0
$\begingroup$

I understand how to show this if both $X, Y$ are lines or are circles, but I'm stuck on what to do if say $X$ is a circle and $Y$ is a line.

First, using the transformations that you would if $X, Y$ were circles, we set $M_1(x)X =$ the unit circle.

Then this next bit confuses me, it says

Take $\frac{1}{z - 1}$ : The image is $x = - \frac{1}{2}$. Then take $M_3$, where $x = - \frac{1}{2}$, = $Y$. Finally, do the composition $M_3 \circ \frac{1}{z - 1} \circ M_1$.
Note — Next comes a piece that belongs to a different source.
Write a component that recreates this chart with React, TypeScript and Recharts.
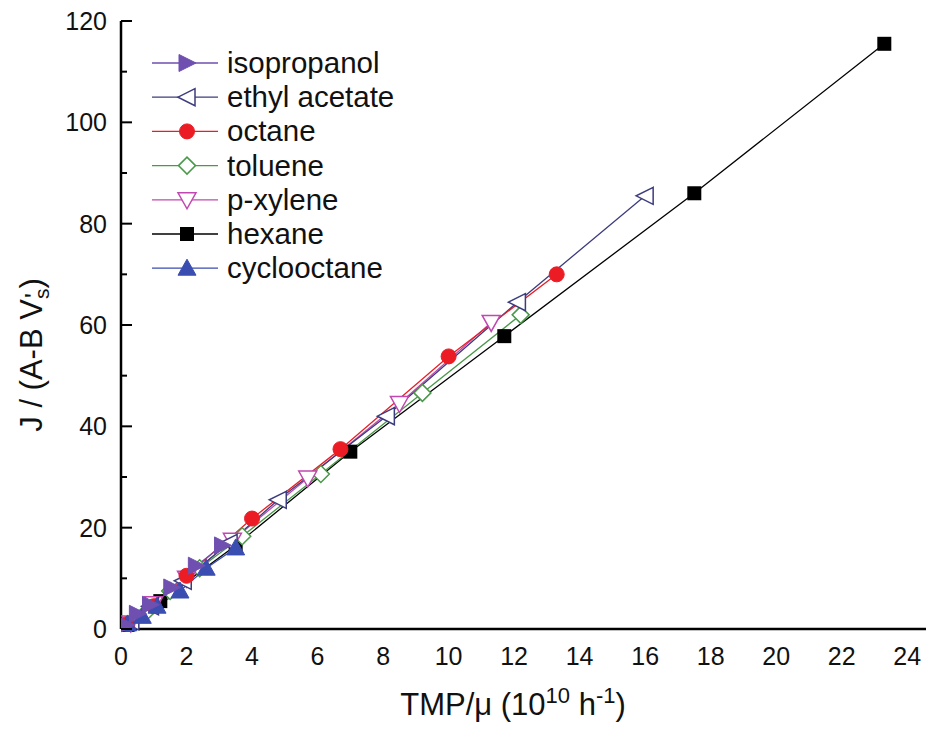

I don't understand why you start with $\frac{1}{z - 1}$ and then why the image is $x = - \frac{1}{2}$. The rest makes sense.

  • 3
    Are you aware of the practice of accepting answers? If not, please check out the FAQ.2012-10-11

1 Answers 1

1

All you really need for the "middle" transformation, between $M_1$ and $M_3$, is some Möbius transformation that takes a (known) circle to a (known) line. The particular transformation, $\frac1{z-1}$, was someone's idea of the simplest such transformation. Here's how you might think of it:

You want some circle to be sent to some line. To make life easy, try to do it for the unit circle (the simplest circle around). To send this to a line, you'll have to send one of the points on the unit circle to $\infty$; again, let's try to do it with the "simplest" point on the unit circle, namely 1. So the Möbius transformation we want should have $z-1$ in the denominator, so that it produces $\infty$ when $z=1$. What should go in the numerator? Almost any linear or constant function would do, as long as it doesn't vanish at $z=1$. ("Linear or constant" is to ensure that we get a Möbius transformation; non-vanishing at $z=1$ is to avoid canceling the work we did to get the denominator.) Again, let's take the simplest choice, 1. So we get $\frac1{z-1}$. And we know, from how we constructed it, that this will take the unit circle to some line. Which line? Well, a line is determined by any two points on it. So take two points (other than 1, which gets sent to $\infty$ by design) on the unit circle, see where the transformation maps them. The line you want is the line through these image points. I'm inclined to take the points $\pm i$; plugging these $z$ values in to $\frac1{z-1}$, I get $-\frac12\mp\frac i2$, so the line is $\text{Re}(z)=-\frac12$.

(After all my "simplest choices", why did I use $\pm i$ when $-1$ is simpler? Well, the computations for $\pm i$ are essentially just one computation, because everything in sight is invariant under complex conjugation. If I used $-1$, I'd still have to do a computation for a second point.)

The bottom line is that the proposed transformation $\frac1{z-1}$ seems to be the result of saying, several times, "let's take the simplest option". Other options would also work. You could start with a different circle, send a different point on it to $\infty$, and choose a different numerator for your Möbius transformation. But why work harder than necessary?